▶ **The request**: Exactly the lines from the line containing "What seaborn and" through the line containing "nesutinku = [7.6, 15.1, 6.2, 0.4]" are to be echoed, with both included and pictures left out.

▶ **Dataset rows**:
== == ==

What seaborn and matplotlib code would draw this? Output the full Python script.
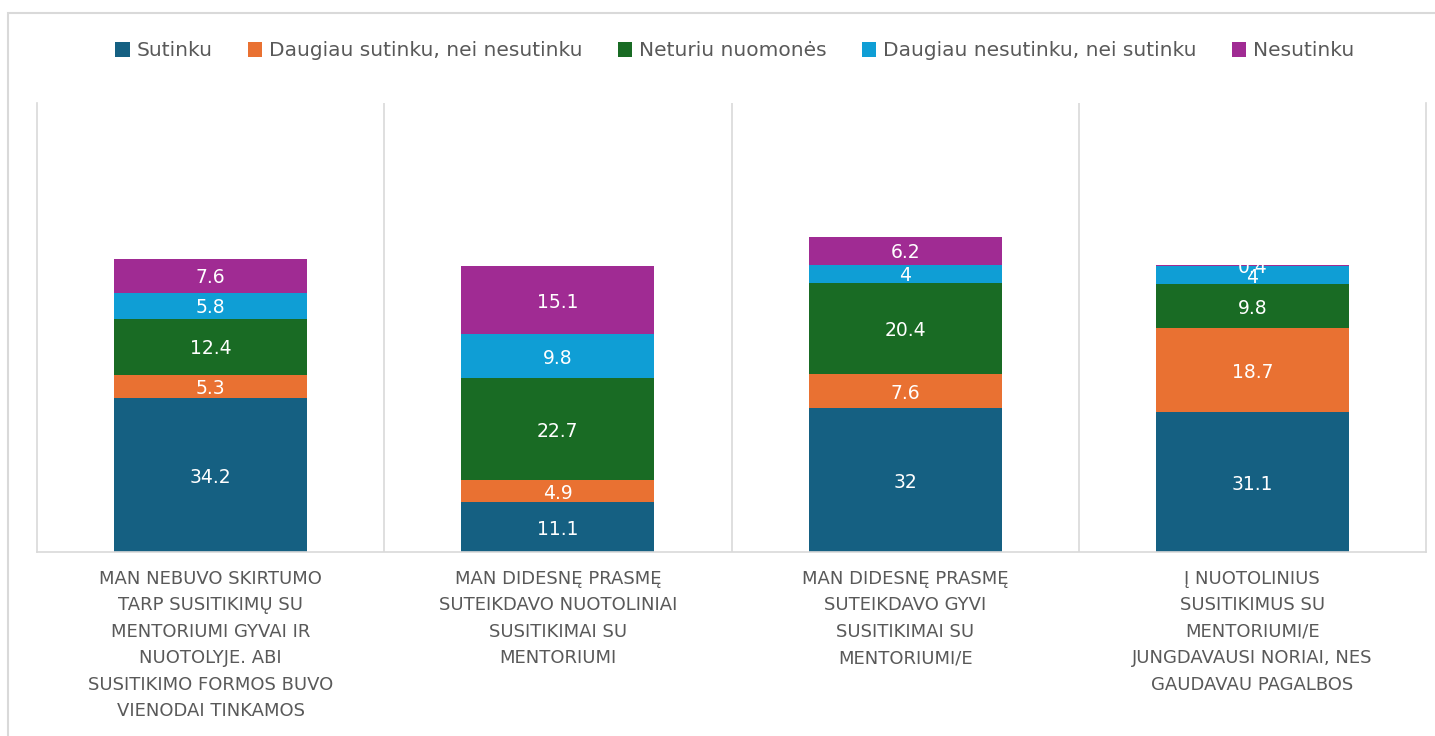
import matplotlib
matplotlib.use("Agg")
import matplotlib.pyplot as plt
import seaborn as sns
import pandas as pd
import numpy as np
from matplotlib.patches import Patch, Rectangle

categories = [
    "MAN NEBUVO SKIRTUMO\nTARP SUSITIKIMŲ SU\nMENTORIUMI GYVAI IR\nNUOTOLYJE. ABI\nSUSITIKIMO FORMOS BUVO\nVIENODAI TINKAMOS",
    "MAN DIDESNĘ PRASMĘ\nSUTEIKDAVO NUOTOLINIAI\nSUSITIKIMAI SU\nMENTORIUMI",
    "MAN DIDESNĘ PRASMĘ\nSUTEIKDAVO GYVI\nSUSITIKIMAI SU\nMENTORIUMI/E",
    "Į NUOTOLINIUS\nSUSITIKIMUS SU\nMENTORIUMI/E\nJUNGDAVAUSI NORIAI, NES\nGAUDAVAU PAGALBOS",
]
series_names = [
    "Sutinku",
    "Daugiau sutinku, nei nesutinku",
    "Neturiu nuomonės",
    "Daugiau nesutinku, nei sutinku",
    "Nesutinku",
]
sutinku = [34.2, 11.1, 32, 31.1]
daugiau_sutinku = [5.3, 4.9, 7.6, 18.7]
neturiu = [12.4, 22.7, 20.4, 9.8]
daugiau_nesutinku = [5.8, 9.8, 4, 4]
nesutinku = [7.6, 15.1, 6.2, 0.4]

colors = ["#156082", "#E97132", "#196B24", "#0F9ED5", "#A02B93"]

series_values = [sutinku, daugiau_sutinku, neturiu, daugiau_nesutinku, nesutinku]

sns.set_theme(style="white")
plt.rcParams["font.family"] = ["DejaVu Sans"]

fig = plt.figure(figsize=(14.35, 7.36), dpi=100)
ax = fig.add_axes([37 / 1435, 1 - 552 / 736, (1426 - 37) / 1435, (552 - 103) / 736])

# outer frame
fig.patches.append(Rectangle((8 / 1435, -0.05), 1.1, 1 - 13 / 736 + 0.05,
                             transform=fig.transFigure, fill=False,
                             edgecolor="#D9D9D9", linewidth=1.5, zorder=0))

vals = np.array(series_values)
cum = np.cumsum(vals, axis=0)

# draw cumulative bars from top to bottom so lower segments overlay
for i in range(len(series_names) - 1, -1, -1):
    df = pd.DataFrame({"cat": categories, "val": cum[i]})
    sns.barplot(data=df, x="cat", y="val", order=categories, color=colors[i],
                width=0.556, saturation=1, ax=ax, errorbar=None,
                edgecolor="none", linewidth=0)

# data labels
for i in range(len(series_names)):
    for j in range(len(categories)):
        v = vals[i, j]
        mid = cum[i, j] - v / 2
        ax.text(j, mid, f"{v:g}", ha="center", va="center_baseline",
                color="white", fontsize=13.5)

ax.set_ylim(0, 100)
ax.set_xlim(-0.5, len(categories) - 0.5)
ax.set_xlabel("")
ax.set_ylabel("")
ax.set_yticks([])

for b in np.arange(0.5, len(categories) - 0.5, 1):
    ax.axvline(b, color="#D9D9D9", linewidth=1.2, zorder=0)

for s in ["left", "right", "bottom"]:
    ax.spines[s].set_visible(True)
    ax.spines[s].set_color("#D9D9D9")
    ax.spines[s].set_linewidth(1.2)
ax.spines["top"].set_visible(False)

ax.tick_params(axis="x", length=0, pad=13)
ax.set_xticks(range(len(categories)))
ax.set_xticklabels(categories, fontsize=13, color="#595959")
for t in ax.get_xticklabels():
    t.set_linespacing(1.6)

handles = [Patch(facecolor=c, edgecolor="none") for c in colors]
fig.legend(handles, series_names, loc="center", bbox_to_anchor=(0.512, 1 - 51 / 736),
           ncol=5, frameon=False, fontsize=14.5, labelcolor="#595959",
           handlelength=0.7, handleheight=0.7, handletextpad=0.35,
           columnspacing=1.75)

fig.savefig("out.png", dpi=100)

== == ==

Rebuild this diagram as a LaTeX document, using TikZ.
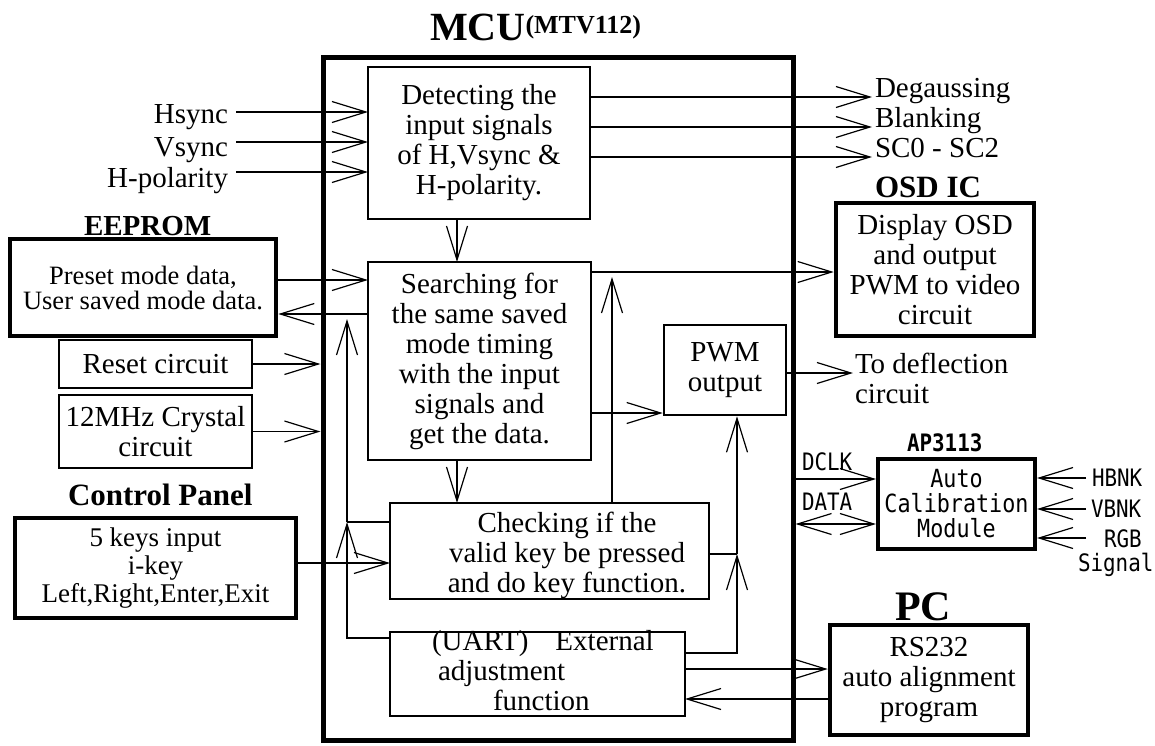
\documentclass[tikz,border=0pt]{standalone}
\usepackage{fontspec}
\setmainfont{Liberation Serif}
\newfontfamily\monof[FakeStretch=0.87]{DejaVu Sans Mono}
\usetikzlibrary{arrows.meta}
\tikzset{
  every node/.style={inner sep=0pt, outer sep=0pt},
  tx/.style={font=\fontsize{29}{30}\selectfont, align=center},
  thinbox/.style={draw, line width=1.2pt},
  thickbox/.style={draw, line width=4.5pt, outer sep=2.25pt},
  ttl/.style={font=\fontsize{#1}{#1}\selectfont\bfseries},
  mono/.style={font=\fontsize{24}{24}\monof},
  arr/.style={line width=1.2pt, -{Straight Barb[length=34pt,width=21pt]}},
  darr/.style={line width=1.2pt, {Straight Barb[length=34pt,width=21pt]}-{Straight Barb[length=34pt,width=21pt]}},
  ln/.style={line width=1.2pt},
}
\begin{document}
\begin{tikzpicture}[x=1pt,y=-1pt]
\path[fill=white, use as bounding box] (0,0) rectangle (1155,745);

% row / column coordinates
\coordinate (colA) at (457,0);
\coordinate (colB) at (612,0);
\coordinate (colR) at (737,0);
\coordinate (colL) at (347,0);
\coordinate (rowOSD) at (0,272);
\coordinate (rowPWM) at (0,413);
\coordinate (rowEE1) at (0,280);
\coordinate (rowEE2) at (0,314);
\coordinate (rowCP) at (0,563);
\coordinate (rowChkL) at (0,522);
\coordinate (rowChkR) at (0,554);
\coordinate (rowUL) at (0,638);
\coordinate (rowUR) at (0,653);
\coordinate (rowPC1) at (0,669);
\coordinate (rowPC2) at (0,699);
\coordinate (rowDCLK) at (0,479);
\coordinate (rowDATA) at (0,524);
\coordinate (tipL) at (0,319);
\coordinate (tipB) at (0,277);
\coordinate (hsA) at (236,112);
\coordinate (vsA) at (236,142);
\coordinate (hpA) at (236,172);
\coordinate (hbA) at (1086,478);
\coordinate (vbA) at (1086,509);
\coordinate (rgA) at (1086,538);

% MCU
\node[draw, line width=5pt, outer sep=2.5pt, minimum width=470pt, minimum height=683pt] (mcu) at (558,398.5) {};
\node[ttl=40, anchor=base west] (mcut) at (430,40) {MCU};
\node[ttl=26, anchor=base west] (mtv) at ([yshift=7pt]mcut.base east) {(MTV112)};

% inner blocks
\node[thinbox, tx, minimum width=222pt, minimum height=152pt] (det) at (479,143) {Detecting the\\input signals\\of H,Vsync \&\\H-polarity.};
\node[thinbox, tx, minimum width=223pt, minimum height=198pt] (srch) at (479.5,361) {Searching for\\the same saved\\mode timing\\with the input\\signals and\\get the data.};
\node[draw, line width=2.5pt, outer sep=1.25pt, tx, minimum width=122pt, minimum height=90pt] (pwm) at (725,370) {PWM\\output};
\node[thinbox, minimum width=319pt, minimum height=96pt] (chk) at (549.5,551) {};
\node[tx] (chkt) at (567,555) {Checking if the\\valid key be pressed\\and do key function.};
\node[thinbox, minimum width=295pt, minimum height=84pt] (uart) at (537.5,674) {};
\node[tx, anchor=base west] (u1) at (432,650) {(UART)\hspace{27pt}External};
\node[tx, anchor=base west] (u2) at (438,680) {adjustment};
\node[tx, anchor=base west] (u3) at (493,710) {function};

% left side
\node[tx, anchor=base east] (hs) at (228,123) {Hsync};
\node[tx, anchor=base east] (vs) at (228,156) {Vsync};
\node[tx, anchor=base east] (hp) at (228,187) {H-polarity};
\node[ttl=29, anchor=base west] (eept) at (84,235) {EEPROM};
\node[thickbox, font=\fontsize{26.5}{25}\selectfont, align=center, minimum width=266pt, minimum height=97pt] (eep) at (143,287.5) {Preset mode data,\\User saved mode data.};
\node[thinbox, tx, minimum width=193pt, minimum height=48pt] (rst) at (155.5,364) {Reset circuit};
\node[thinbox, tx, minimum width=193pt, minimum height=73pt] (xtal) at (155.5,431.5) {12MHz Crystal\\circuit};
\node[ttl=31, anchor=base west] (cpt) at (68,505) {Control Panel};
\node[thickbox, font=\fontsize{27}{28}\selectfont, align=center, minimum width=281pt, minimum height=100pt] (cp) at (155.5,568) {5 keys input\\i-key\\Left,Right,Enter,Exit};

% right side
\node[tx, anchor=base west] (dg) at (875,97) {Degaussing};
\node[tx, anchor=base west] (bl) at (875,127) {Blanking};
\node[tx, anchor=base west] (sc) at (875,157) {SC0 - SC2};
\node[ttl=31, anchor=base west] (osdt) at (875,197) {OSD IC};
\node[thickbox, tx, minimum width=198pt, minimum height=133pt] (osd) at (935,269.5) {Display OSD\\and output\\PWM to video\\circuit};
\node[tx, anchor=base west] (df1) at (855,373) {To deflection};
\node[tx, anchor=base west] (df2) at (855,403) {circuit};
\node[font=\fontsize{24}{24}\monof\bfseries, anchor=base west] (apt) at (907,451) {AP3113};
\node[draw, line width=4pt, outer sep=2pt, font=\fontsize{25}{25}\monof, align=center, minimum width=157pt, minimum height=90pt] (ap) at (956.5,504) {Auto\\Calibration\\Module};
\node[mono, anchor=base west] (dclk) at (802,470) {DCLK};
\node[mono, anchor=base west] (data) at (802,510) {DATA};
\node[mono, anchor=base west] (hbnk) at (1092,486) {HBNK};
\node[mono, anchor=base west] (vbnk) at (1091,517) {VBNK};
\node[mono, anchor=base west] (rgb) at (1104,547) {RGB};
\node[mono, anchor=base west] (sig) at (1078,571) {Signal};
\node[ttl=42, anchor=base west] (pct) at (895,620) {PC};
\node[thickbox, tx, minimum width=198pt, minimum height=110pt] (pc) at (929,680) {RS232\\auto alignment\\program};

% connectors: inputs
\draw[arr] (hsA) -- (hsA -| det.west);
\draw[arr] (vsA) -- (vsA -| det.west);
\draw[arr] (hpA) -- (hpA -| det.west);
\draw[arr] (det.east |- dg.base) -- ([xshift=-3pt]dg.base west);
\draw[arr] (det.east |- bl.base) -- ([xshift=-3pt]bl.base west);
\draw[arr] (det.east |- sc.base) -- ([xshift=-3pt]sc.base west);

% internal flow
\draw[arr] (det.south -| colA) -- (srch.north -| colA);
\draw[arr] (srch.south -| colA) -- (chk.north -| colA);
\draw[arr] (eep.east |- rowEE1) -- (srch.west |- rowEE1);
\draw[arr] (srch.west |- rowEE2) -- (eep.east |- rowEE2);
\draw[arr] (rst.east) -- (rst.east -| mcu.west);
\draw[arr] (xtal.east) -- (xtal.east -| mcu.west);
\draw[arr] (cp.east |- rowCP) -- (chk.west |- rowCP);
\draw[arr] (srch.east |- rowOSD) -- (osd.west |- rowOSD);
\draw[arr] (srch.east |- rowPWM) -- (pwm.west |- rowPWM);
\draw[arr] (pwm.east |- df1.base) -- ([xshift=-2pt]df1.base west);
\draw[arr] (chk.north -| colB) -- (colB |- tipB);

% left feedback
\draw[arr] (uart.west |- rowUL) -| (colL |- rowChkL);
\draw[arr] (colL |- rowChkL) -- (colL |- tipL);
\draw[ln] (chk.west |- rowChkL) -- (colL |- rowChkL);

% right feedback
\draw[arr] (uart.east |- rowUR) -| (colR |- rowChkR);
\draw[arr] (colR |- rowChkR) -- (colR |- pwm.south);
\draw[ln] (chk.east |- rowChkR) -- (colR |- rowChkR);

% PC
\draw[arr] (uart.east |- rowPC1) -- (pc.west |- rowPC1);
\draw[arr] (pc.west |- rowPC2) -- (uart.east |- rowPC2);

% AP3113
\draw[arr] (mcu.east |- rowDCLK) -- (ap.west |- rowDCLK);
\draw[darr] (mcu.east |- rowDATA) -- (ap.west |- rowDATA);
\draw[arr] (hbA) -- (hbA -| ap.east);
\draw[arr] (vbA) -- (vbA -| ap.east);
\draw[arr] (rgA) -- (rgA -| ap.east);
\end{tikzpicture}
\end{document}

== == ==

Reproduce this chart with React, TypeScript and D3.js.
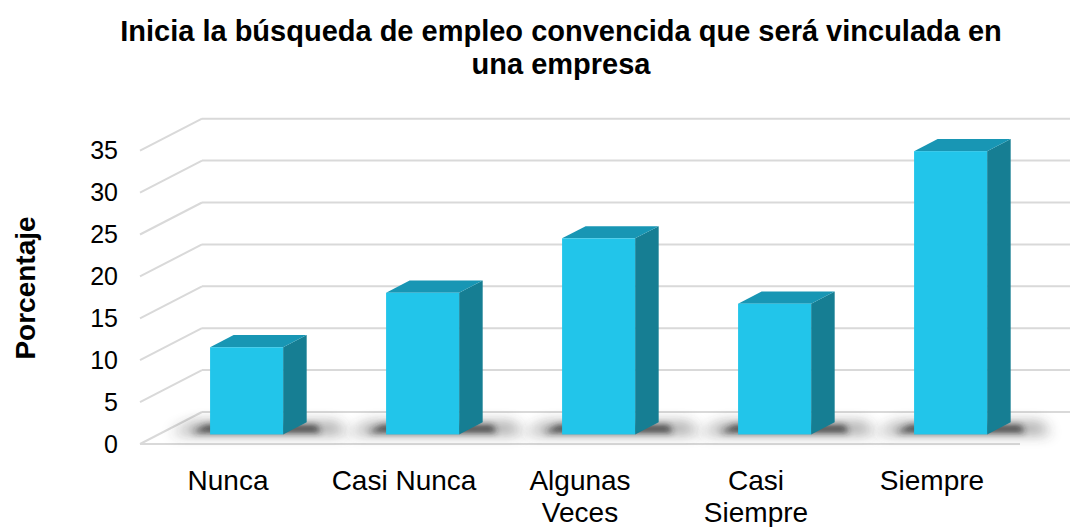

== == ==

▶ **Task answer**:
What seaborn and matplotlib code would draw this? Output the full Python script.
import matplotlib
matplotlib.use("Agg")
import matplotlib.pyplot as plt
import seaborn as sns
import pandas as pd
import numpy as np
from matplotlib.patches import Patch, Rectangle

categories = [
    "MAN NEBUVO SKIRTUMO\nTARP SUSITIKIMŲ SU\nMENTORIUMI GYVAI IR\nNUOTOLYJE. ABI\nSUSITIKIMO FORMOS BUVO\nVIENODAI TINKAMOS",
    "MAN DIDESNĘ PRASMĘ\nSUTEIKDAVO NUOTOLINIAI\nSUSITIKIMAI SU\nMENTORIUMI",
    "MAN DIDESNĘ PRASMĘ\nSUTEIKDAVO GYVI\nSUSITIKIMAI SU\nMENTORIUMI/E",
    "Į NUOTOLINIUS\nSUSITIKIMUS SU\nMENTORIUMI/E\nJUNGDAVAUSI NORIAI, NES\nGAUDAVAU PAGALBOS",
]
series_names = [
    "Sutinku",
    "Daugiau sutinku, nei nesutinku",
    "Neturiu nuomonės",
    "Daugiau nesutinku, nei sutinku",
    "Nesutinku",
]
sutinku = [34.2, 11.1, 32, 31.1]
daugiau_sutinku = [5.3, 4.9, 7.6, 18.7]
neturiu = [12.4, 22.7, 20.4, 9.8]
daugiau_nesutinku = [5.8, 9.8, 4, 4]
nesutinku = [7.6, 15.1, 6.2, 0.4]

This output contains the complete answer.